**Recorded information**
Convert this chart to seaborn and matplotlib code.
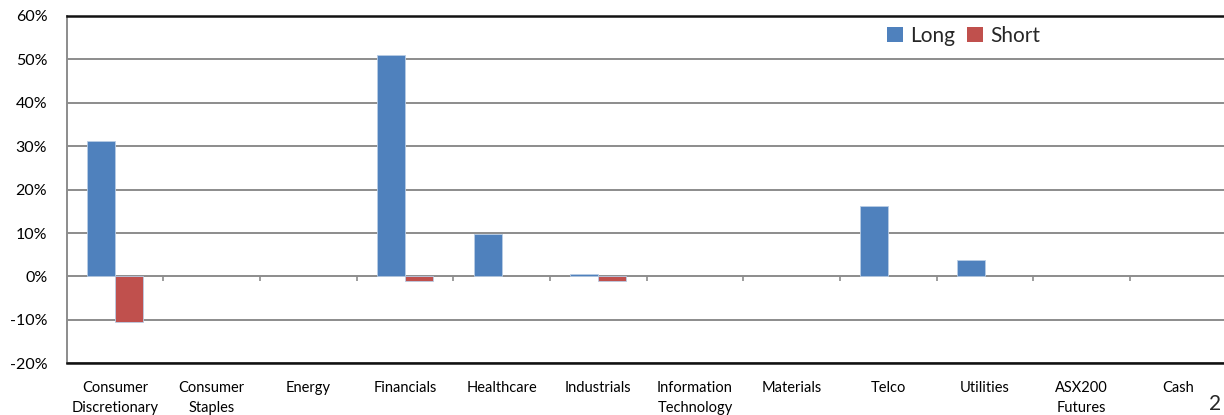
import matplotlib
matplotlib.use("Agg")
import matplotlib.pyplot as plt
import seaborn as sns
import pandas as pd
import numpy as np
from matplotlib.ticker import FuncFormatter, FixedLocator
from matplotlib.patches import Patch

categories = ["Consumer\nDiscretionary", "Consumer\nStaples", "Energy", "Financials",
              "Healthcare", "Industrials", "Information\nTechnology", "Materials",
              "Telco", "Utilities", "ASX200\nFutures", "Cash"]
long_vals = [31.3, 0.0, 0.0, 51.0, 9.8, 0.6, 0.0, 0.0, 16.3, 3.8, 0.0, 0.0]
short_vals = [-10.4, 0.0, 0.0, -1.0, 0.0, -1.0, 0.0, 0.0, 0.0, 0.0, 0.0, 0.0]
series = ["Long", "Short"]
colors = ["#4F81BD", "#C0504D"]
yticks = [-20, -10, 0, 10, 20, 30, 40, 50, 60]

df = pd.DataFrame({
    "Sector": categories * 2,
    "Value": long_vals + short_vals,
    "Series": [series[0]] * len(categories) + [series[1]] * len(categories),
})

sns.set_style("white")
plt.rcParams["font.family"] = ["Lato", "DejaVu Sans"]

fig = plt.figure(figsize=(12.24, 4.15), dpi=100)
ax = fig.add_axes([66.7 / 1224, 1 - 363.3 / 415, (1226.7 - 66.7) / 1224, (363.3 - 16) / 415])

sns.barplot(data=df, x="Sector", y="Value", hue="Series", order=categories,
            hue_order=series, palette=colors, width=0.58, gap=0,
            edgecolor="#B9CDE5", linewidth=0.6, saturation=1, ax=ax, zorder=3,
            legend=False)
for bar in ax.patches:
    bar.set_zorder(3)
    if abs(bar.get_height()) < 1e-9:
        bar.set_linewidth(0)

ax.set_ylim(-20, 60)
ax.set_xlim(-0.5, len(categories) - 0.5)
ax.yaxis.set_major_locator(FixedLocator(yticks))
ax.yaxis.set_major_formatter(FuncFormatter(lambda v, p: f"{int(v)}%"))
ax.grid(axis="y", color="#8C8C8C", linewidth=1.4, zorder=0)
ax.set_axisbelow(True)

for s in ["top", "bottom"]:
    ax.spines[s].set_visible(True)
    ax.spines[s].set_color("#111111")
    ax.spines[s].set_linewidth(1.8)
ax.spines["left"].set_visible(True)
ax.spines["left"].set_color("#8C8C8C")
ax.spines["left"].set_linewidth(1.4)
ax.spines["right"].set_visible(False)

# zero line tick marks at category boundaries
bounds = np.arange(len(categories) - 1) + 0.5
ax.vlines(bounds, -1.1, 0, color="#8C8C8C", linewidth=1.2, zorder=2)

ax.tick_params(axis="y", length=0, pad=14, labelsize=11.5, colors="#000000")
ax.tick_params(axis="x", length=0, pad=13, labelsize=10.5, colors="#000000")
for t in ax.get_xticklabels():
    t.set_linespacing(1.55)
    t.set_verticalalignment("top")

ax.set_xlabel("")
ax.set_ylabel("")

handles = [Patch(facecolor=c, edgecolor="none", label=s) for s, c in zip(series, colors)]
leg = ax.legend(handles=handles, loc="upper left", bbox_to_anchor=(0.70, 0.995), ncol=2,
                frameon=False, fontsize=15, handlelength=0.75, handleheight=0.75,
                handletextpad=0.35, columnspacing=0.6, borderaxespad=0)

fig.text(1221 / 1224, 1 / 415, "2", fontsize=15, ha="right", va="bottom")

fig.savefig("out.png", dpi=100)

**Exercise description**
Every line from the top of the material above through the line with "from matplotlib.patches import Patch" should be duplicated exactly, please; leave out the pictures.

**Solved problem**
Convert this chart to seaborn and matplotlib code.
import matplotlib
matplotlib.use("Agg")
import matplotlib.pyplot as plt
import seaborn as sns
import pandas as pd
import numpy as np
from matplotlib.ticker import FuncFormatter, FixedLocator
from matplotlib.patches import Patch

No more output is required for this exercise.